As country's glaciers melt, Switzerland eyes new climate law
The referendum, one of many topics up for a vote on Sunday, is over a proposed law that would require Switzerland to reduce its reliance on foreign oil and gas imports.
The Swiss are set to vote in favor of a new climate law on Sunday in order to quickly move the nation toward carbon neutrality, as a result of the impact of global warming on their melting glaciers.
The referendum, one of many topics up for a vote on Sunday, is over a proposed law that would require Switzerland to reduce its reliance on foreign oil and gas imports and to increase the development and use of greener, more domestically produced alternatives.
The law, which would also require Switzerland to achieve carbon neutrality by 2050, has substantial strong public backing, though it has seen support slip in the latest survey to 63% in favor.
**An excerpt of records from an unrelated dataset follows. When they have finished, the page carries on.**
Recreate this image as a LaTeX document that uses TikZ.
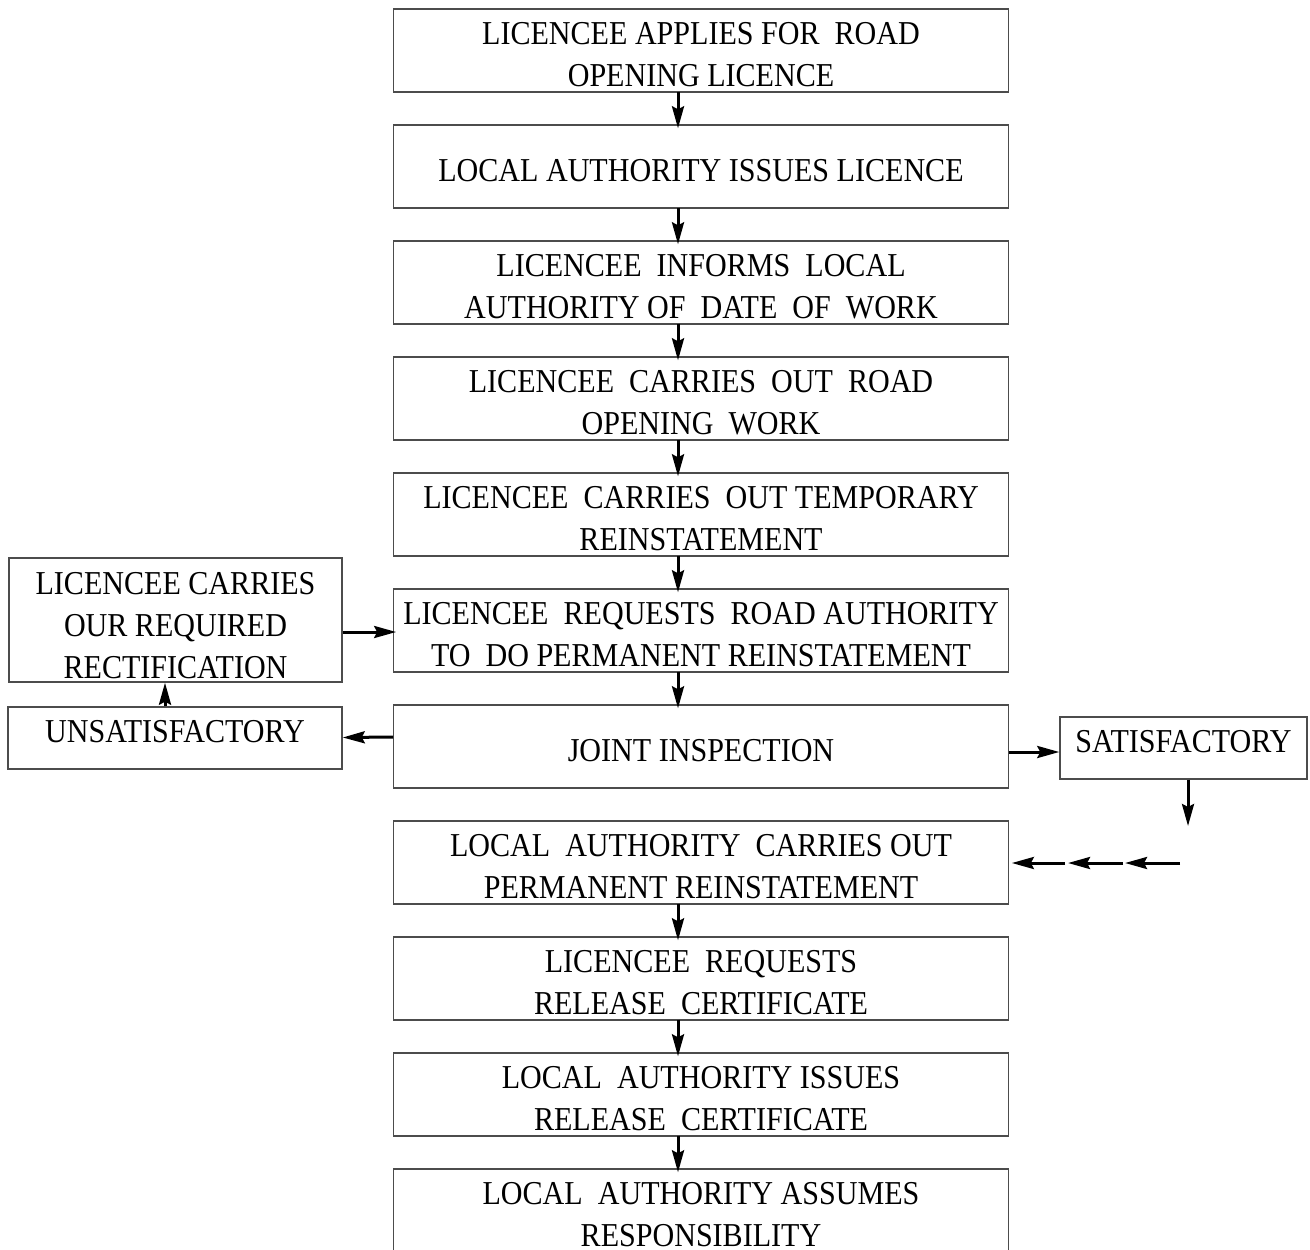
\documentclass[tikz,border=0pt]{standalone}
\usepackage{fontspec}
\setmainfont{Liberation Serif}[FakeStretch=0.9]
\usetikzlibrary{arrows.meta,calc}
\newcommand\topstrut[1]{\rule{0pt}{#1}}
\begin{document}
\begin{tikzpicture}[x=0.01cm,y=-0.01cm,
  txt/.style={font=\fontsize{9.5pt}{12pt}\selectfont},
  box/.style={txt,draw=black!70,line width=0.013cm,minimum width=6.14cm,minimum height=0.83cm,align=center,inner sep=0pt},
  sidebox/.style={txt,draw=black!70,line width=0.013cm,align=center,inner sep=0pt},
  tagbox/.style={txt,draw=black!70,line width=0.013cm,inner sep=0pt,minimum height=0.62cm,text depth=0.14cm},
  arr/.style={-{Stealth[length=0.22cm,width=0.12cm,inset=0.03cm]},line width=0.03cm}]
\useasboundingbox (0,0) rectangle (1310,1249);
\fill[white] (0,0) rectangle (1310,1249);
% main column
\node[box] (b1) at (701,50.5) {\topstrut{0.30cm}LICENCEE APPLIES FOR~ ROAD\\OPENING LICENCE};
\node[box] (b2) at (701,166.5) {\topstrut{0.30cm}LOCAL AUTHORITY ISSUES LICENCE};
\node[box] (b3) at (701,282.5) {\topstrut{0.30cm}LICENCEE~ INFORMS~ LOCAL\\AUTHORITY OF~ DATE~ OF~ WORK};
\node[box] (b4) at (701,398.5) {\topstrut{0.30cm}LICENCEE~ CARRIES~ OUT~ ROAD\\OPENING~ WORK};
\node[box] (b5) at (701,514.5) {\topstrut{0.30cm}LICENCEE~ CARRIES~ OUT TEMPORARY\\REINSTATEMENT};
\node[box] (b6) at (701,630.5) {\topstrut{0.30cm}LICENCEE~ REQUESTS~ ROAD AUTHORITY\\TO~ DO PERMANENT REINSTATEMENT};
\node[box] (b7) at (701,746.5) {\topstrut{0.30cm}JOINT INSPECTION};
\node[box] (b8) at (701,862.5) {\topstrut{0.30cm}LOCAL~ AUTHORITY~ CARRIES OUT\\PERMANENT REINSTATEMENT};
\node[box] (b9) at (701,978.5) {\topstrut{0.30cm}LICENCEE~ REQUESTS\\RELEASE~ CERTIFICATE};
\node[box] (b10) at (701,1094.5) {\topstrut{0.30cm}LOCAL~ AUTHORITY ISSUES\\RELEASE~ CERTIFICATE};
\node[box] (b11) at (701,1210.5) {\topstrut{0.30cm}LOCAL~ AUTHORITY ASSUMES\\RESPONSIBILITY};
% side boxes
\node[sidebox,minimum width=3.33cm,minimum height=1.24cm] (rect) at (175.5,620) {\topstrut{0.33cm}LICENCEE CARRIES\\OUR REQUIRED\\RECTIFICATION};
\node[tagbox,minimum width=3.34cm] (unsat) at (175,738) {UNSATISFACTORY};
\node[tagbox,minimum width=2.47cm] (sat) at (1183.5,748) {SATISFACTORY};
% axis for main arrows
\coordinate (ax) at (678,0);
\foreach \a/\b in {b1/b2,b2/b3,b3/b4,b4/b5,b5/b6,b6/b7,b8/b9,b9/b10,b10/b11}{
  \draw[arr] ($(\a.south -| ax)+(0,-1)$) -- ($(\b.north -| ax)+(0,4)$);
}
% side connections
\draw[arr] ($(rect.east)+(0,12)$) -- ($(b6.west)+(3,1.5)$);
\draw[arr] ($(b7.west)+(0,-9.5)$) -- ($(unsat.east)+(0,-0.5)$);
\draw[arr] ($(unsat.north)+(-10,0)$) -- ($(rect.south)+(-10.5,0)$);
\draw[arr] ($(b7.east)+(0,5.5)$) -- ($(sat.west)+(0,4)$);
\coordinate (d1) at (1188,826);
\draw[arr] ($(sat.south)+(4.5,0)$) -- (d1);
\coordinate (c0) at (1180,863);
\coordinate (c1) at (1125,863);
\coordinate (c2) at (1068,863);
\draw[arr] (c0) -- (c1);
\draw[arr] ($(c1)+(-2,0)$) -- (c2);
\draw[arr] ($(c2)+(-3,0)$) -- ($(b8.east)+(3,0.5)$);
\end{tikzpicture}
\end{document}
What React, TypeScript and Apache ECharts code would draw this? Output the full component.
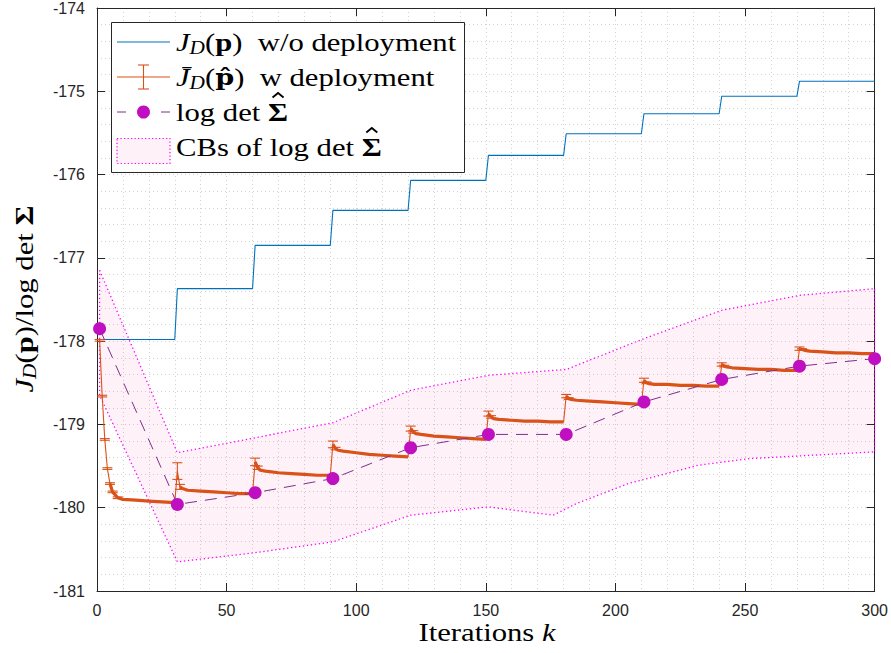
import React, { useEffect, useRef } from "react";
import * as echarts from "echarts";

// ---------- data ----------
// J_D(p) without deployment: one level per 30-iteration block
const blockStarts = [1, 31, 61, 91, 121, 151, 181, 211, 241, 271];
const blockEnds = [30, 60, 90, 120, 150, 180, 210, 240, 270, 300];
const noDeployLevels = [-177.98, -177.37, -176.85, -176.43, -176.07, -175.77, -175.51, -175.27, -175.06, -174.88];

// \bar J_D(\hat p) with deployment (mean and error half-width)
const deployX = [
  1, 2, 3, 4, 5, 6, 8, 10, 15, 20, 25, 30,
  31, 32, 33, 35, 40, 45, 50, 55, 60,
  61, 62, 63, 65, 70, 75, 80, 85, 90,
  91, 92, 93, 95, 100, 105, 110, 115, 120,
  121, 122, 123, 125, 130, 135, 140, 145, 150,
  151, 152, 153, 155, 160, 165, 170, 175, 180,
  181, 182, 183, 185, 190, 195, 200, 205, 210,
  211, 212, 213, 215, 220, 225, 230, 235, 240,
  241, 242, 243, 245, 250, 255, 260, 265, 270,
  271, 272, 273, 275, 280, 285, 290, 295, 300,
];
const deployY = [
  -177.99, -178.66, -179.18, -179.53, -179.71, -179.81, -179.88, -179.9, -179.91, -179.92, -179.93, -179.94,
  -179.56, -179.75, -179.77, -179.79, -179.8, -179.81, -179.82, -179.83, -179.83,
  -179.45, -179.52, -179.55, -179.56, -179.58, -179.59, -179.6, -179.61, -179.61,
  -179.24, -179.29, -179.31, -179.32, -179.34, -179.36, -179.37, -179.38, -179.39,
  -179.05, -179.09, -179.11, -179.12, -179.14, -179.15, -179.16, -179.17, -179.18,
  -178.87, -178.91, -178.93, -178.94, -178.95, -178.96, -178.96, -178.97, -178.97,
  -178.66, -178.69, -178.7, -178.71, -178.72, -178.73, -178.74, -178.75, -178.76,
  -178.47, -178.5, -178.51, -178.52, -178.52, -178.53, -178.53, -178.54, -178.54,
  -178.28, -178.3, -178.31, -178.32, -178.33, -178.34, -178.34, -178.35, -178.35,
  -178.09, -178.1, -178.11, -178.12, -178.13, -178.14, -178.14, -178.15, -178.15,
];
const deployErr = [
  0.01, 0.01, 0.01, 0.01, 0.01, 0.01, 0.01, 0, 0, 0, 0, 0,
  0.1, 0.03, 0, 0, 0, 0, 0, 0, 0,
  0.045, 0.02, 0, 0, 0, 0, 0, 0, 0,
  0.04, 0.015, 0, 0, 0, 0, 0, 0, 0,
  0.03, 0.015, 0, 0, 0, 0, 0, 0, 0,
  0.03, 0.015, 0, 0, 0, 0, 0, 0, 0,
  0.02, 0.01, 0, 0, 0, 0, 0, 0, 0,
  0.025, 0.01, 0, 0, 0, 0, 0, 0, 0,
  0.02, 0.01, 0, 0, 0, 0, 0, 0, 0,
  0.02, 0.01, 0, 0, 0, 0, 0, 0, 0,
];

// log det Sigma-hat
const logdetX = [1, 31, 61, 91, 121, 151, 181, 211, 241, 271, 300];
const logdetY = [-177.85, -179.96, -179.82, -179.65, -179.28, -179.12, -179.12, -178.73, -178.46, -178.3, -178.21];

// confidence bounds of log det Sigma-hat
const cbUpperX = [1, 31, 61, 91, 121, 151, 181, 211, 241, 271, 300];
const cbUpperY = [-177.15, -179.34, -179.16, -178.98, -178.59, -178.41, -178.34, -177.97, -177.63, -177.45, -177.37];
const cbLowerX = [1, 31, 61, 91, 121, 151, 176, 185, 205, 232, 252, 300];
const cbLowerY = [-178.65, -180.65, -180.54, -180.41, -180.09, -179.99, -180.09, -179.95, -179.71, -179.49, -179.41, -179.33];

// axes
const xMin = 0, xMax = 300, xStep = 50;
const yMin = -181, yMax = -174, yStep = 1;

// ---------- styles ----------
const BLUE = "#0072BD";
const ORANGE = "#D95319";
const PURPLE = "#7E2F8E";
const MARKER = "#C00FC0";
const MAGENTA = "#FF00FF";
const AXIS = "#262626";
const GRID = "#d2d2d2";
const BAND = "rgba(235,0,130,0.055)";
const SERIF = "'Liberation Serif', 'Times New Roman', serif";
const SERIF_HAT = "'DejaVu Serif', 'Liberation Serif', serif";
const SANS = "'Liberation Sans', Arial, Helvetica, sans-serif";
const SX = 1.18;
const FS = 26;

const richBase = (fs: number) => ({
  rm: { fontFamily: SERIF, fontSize: fs, fill: "#000", color: "#000", lineHeight: fs + 8, verticalAlign: "middle" },
  it: { fontFamily: SERIF, fontSize: fs, fontStyle: "italic", fill: "#000", color: "#000", lineHeight: fs + 8, verticalAlign: "middle" },
  bf: { fontFamily: SERIF, fontSize: fs, fontWeight: "bold", fill: "#000", color: "#000", lineHeight: fs + 8, verticalAlign: "middle" },
  bfh: { fontFamily: SERIF_HAT, fontSize: fs - 3, fontWeight: "bold", fill: "#000", color: "#000", lineHeight: fs + 8, verticalAlign: "middle" },
  sub: { fontFamily: SERIF, fontSize: Math.round(fs * 0.7), fontStyle: "italic", fill: "#000", color: "#000", lineHeight: fs + 8, verticalAlign: "bottom", padding: [0, 0, 2, 0] },
});

function txt(text: string, x: number, y: number, fs: number, extra: any = {}) {
  return {
    type: "text",
    x,
    y,
    scaleX: SX,
    z: 100,
    ...extra,
    style: {
      text,
      rich: richBase(fs),
      fontFamily: SERIF,
      fontSize: fs,
      fill: "#000",
      align: extra.align || "left",
      textAlign: extra.align || "left",
      verticalAlign: "middle",
      textVerticalAlign: "middle",
    },
  };
}

function measure(s: string, font: string) {
  const c = document.createElement("canvas").getContext("2d");
  if (!c) return s.length * 10;
  c.font = font;
  return c.measureText(s).width;
}

export default function App() {
  const ref = useRef<HTMLDivElement>(null);
  useEffect(() => {
    if (!ref.current) return;
    const chart = echarts.init(ref.current, undefined, { renderer: "svg" });

    const noDeployData: number[][] = [];
    blockStarts.forEach((s, i) => {
      noDeployData.push([s, noDeployLevels[i]]);
      noDeployData.push([blockEnds[i], noDeployLevels[i]]);
    });

    const deployData = deployX.map((x, i) => [x, deployY[i]]);
    const seg = (x: number) => Math.floor((x - 1) / 30);
    const isThick = (a: number, b: number) =>
      seg(deployX[a]) === seg(deployX[b]) && Math.abs(deployY[a] - deployY[b]) < 0.15;
    const thickData: any[] = [];
    for (let i = 0; i < deployX.length; i++) {
      const lp = i > 0 && isThick(i - 1, i);
      const ln = i < deployX.length - 1 && isThick(i, i + 1);
      if (!lp) thickData.push(null);
      if (lp || ln) thickData.push([deployX[i], deployY[i]]);
    }
    const errData = deployX.map((x, i) => [x, deployY[i], deployErr[i]]);
    const logdetData = logdetX.map((x, i) => [x, logdetY[i]]);

    const gridLine = { show: true, lineStyle: { color: GRID, type: [1, 3], width: 1 } };

    const legendX0 = 117, legendX1 = 170, legendTextX = 176;
    const rows = [42, 77, 112, 147];

    // hat accents over the bold Sigma in the legend
    const rmFont = `${FS}px 'Liberation Serif'`;
    const bfFont = `bold ${FS}px 'Liberation Serif'`;
    const sigW = measure("\u03A3", bfFont);
    const hat = (prefix: string, row: number) => {
      const cx = legendTextX + SX * (measure(prefix, rmFont) + sigW / 2);
      const top = row - 19;
      return {
        type: "polyline",
        z: 101,
        shape: { points: [[cx - 5.5, top + 4.5], [cx, top], [cx + 5.5, top + 4.5]] },
        style: { stroke: "#000", lineWidth: 1.8, fill: null },
      };
    };

    const option: any = {
      animation: false,
      backgroundColor: "#fff",
      grid: { left: 97, right: 14, top: 7, bottom: 62, containLabel: false },
      xAxis: [
        {
          type: "value", min: xMin, max: xMax, interval: xStep, position: "bottom",
          axisLine: { show: true, onZero: false, lineStyle: { color: AXIS, width: 1 } },
          axisTick: { show: true, inside: true, length: 8, lineStyle: { color: AXIS } },
          axisLabel: { color: AXIS, fontFamily: SANS, fontSize: 16, margin: 11 },
          splitLine: gridLine,
          minorTick: { show: false, splitNumber: 5 },
          minorSplitLine: gridLine,
        },
        {
          type: "value", min: xMin, max: xMax, interval: xStep, position: "top",
          axisLine: { show: true, onZero: false, lineStyle: { color: AXIS, width: 1 } },
          axisTick: { show: true, inside: true, length: 8, lineStyle: { color: AXIS } },
          axisLabel: { show: false },
          splitLine: { show: false },
        },
      ],
      yAxis: [
        {
          type: "value", min: yMin, max: yMax, interval: yStep, position: "left",
          axisLine: { show: true, onZero: false, lineStyle: { color: AXIS, width: 1 } },
          axisTick: { show: true, inside: true, length: 8, lineStyle: { color: AXIS } },
          axisLabel: { color: AXIS, fontFamily: SANS, fontSize: 16, margin: 12 },
          splitLine: gridLine,
          minorTick: { show: false, splitNumber: 5 },
          minorSplitLine: gridLine,
        },
        {
          type: "value", min: yMin, max: yMax, interval: yStep, position: "right",
          axisLine: { show: true, onZero: false, lineStyle: { color: AXIS, width: 1 } },
          axisTick: { show: true, inside: true, length: 8, lineStyle: { color: AXIS } },
          axisLabel: { show: false },
          splitLine: { show: false },
        },
      ],
      series: [
        {
          name: "CBs",
          type: "custom",
          z: 1,
          data: [[cbUpperX[0], cbUpperY[0]]],
          renderItem: (params: any, api: any) => {
            const pts: number[][] = [];
            cbUpperX.forEach((x, i) => pts.push(api.coord([x, cbUpperY[i]])));
            for (let i = cbLowerX.length - 1; i >= 0; i--) pts.push(api.coord([cbLowerX[i], cbLowerY[i]]));
            return {
              type: "polygon",
              shape: { points: pts },
              style: { fill: BAND, stroke: MAGENTA, lineWidth: 1.3, lineDash: [1.3, 2.7] },
            };
          },
        },
        {
          name: "noDeploy",
          type: "line",
          z: 2,
          data: noDeployData,
          showSymbol: false,
          lineStyle: { color: BLUE, width: 1.1 },
        },
        {
          name: "deployThin",
          type: "line",
          z: 3,
          data: deployData,
          showSymbol: false,
          lineStyle: { color: ORANGE, width: 1.1 },
        },
        {
          name: "deployThick",
          type: "line",
          z: 3,
          data: thickData,
          connectNulls: false,
          showSymbol: false,
          lineStyle: { color: ORANGE, width: 3.2 },
        },
        {
          name: "errorbars",
          type: "custom",
          z: 4,
          data: errData,
          renderItem: (params: any, api: any) => {
            const x = api.value(0), y = api.value(1), e = api.value(2);
            if (!(e > 0)) return { type: "group", children: [] };
            const top = api.coord([x, y + e]);
            const bot = api.coord([x, y - e]);
            const w = 5;
            const st = { stroke: ORANGE, lineWidth: 1.1 };
            return {
              type: "group",
              children: [
                { type: "line", shape: { x1: top[0], y1: top[1], x2: bot[0], y2: bot[1] }, style: st },
                { type: "line", shape: { x1: top[0] - w, y1: top[1], x2: top[0] + w, y2: top[1] }, style: st },
                { type: "line", shape: { x1: bot[0] - w, y1: bot[1], x2: bot[0] + w, y2: bot[1] }, style: st },
              ],
            };
          },
        },
        {
          name: "logdet",
          type: "line",
          z: 5,
          data: logdetData,
          symbol: "circle",
          symbolSize: 13,
          showSymbol: true,
          itemStyle: { color: MARKER },
          lineStyle: { color: PURPLE, width: 1, type: [12, 8] },
        },
      ],
      graphic: [
        // legend box
        { type: "rect", z: 99, shape: { x: 111.5, y: 22.5, width: 353, height: 150 }, style: { fill: "#fff", stroke: AXIS, lineWidth: 1 } },
        // row 1
        { type: "line", z: 100, shape: { x1: legendX0, y1: rows[0], x2: legendX1, y2: rows[0] }, style: { stroke: BLUE, lineWidth: 1.1 } },
        txt("{it|J}{sub|D}{rm|(}{bf|p}{rm|)  w/o deployment}", legendTextX, rows[0], FS),
        // row 2
        { type: "line", z: 100, shape: { x1: legendX0, y1: rows[1], x2: legendX1, y2: rows[1] }, style: { stroke: ORANGE, lineWidth: 1.1 } },
        { type: "line", z: 100, shape: { x1: 143.5, y1: rows[1] - 12, x2: 143.5, y2: rows[1] + 12 }, style: { stroke: ORANGE, lineWidth: 1.1 } },
        { type: "line", z: 100, shape: { x1: 138, y1: rows[1] - 12, x2: 149, y2: rows[1] - 12 }, style: { stroke: ORANGE, lineWidth: 1.1 } },
        { type: "line", z: 100, shape: { x1: 138, y1: rows[1] + 12, x2: 149, y2: rows[1] + 12 }, style: { stroke: ORANGE, lineWidth: 1.1 } },
        txt("{it|J\u0304}{sub|D}{rm|(}{bfh|p\u0302}{rm|)  w deployment}", legendTextX, rows[1], FS),
        // row 3
        { type: "line", z: 100, shape: { x1: legendX0, y1: rows[2], x2: 126, y2: rows[2] }, style: { stroke: PURPLE, lineWidth: 1 } },
        { type: "line", z: 100, shape: { x1: 161, y1: rows[2], x2: legendX1, y2: rows[2] }, style: { stroke: PURPLE, lineWidth: 1 } },
        { type: "circle", z: 100, shape: { cx: 143.5, cy: rows[2], r: 6.5 }, style: { fill: MARKER } },
        txt("{rm|log det }{bf|\u03A3}", legendTextX, rows[2], FS),
        hat("log det ", rows[2]),
        // row 4
        { type: "rect", z: 100, shape: { x: legendX0, y: 138.5, width: 53, height: 25 }, style: { fill: BAND, stroke: MAGENTA, lineWidth: 1.2, lineDash: [1.3, 2.2] } },
        txt("{rm|CBs of log det }{bf|\u03A3}", legendTextX, rows[3], FS),
        hat("CBs of log det ", rows[3]),
        // axis titles
        txt("{rm|Iterations }{it|k}", 487, 632, FS, { align: "center" }),
        txt("{it|J}{sub|D}{rm|(}{bf|p}{rm|)/log det }{bf|\u03A3}", 24, 299, FS, { align: "center", rotation: Math.PI / 2 }),
      ],
    };
    chart.setOption(option);
    return () => chart.dispose();
  }, []);
  return <div ref={ref} style={{ position: "absolute", left: 0, top: 0, width: 891, height: 653 }} />;
}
The largest party in Switzerland, the populist right-wing Swiss People's Party (SVP), has stepped up its appeals to voters to reject the law, claiming that it might hurt the economy.
Supporters stress the necessity of greater energy independence, as well as the need to confront the effects of climate change, which are best illustrated by the catastrophic melting of the Swiss Alps glaciers, which lost a third of their ice volume between 2001 and 2022.
It is worth noting that three-quarters of the energy used in the prosperous Alpine nation is imported, and all the oil and natural gas used there is from other countries.
Tax rate and referendum
The proposed "Federal Act on Climate Protection Targets, Innovation, and Strengthening Energy Security" eyes reducing the dependence on other countries and also cutting environmental pollution.
The rule was presented by the government as a countermeasure to the Glacier Initiative, a campaign by environmentalists calling for a referendum on a complete ban on the use of oil and gas in Switzerland by the year 2050.
The government opposed the concept of a ban but came up with a counterproposal that included other components of the program.
The article pledges financial assistance of two billion Swiss francs ($2.2 billion) over a ten-year period to support the adoption of climate-friendly heating alternatives in place of existing gas and oil heating systems, as well as assistance to encourage enterprises to adopt green innovation.
Nearly all of Switzerland's major parties support the bill, except the SVP, which triggered the referendum under the country's direct democracy system against what it dismisses as the "electricity wasting law."
The SVP says the bill's goal of achieving climate neutrality in just over a quarter-century would effectively mean a fossil fuel ban, which it warns would threaten energy access and send household electricity bills soaring.
In 2021, the party was successful in opposing a measure that would have limited greenhouse gas emissions.
But there has been a growing push for Switzerland to reduce its reliance on foreign energy sources after the war in Ukraine brought into question Swiss access to much of the foreign energy the country uses.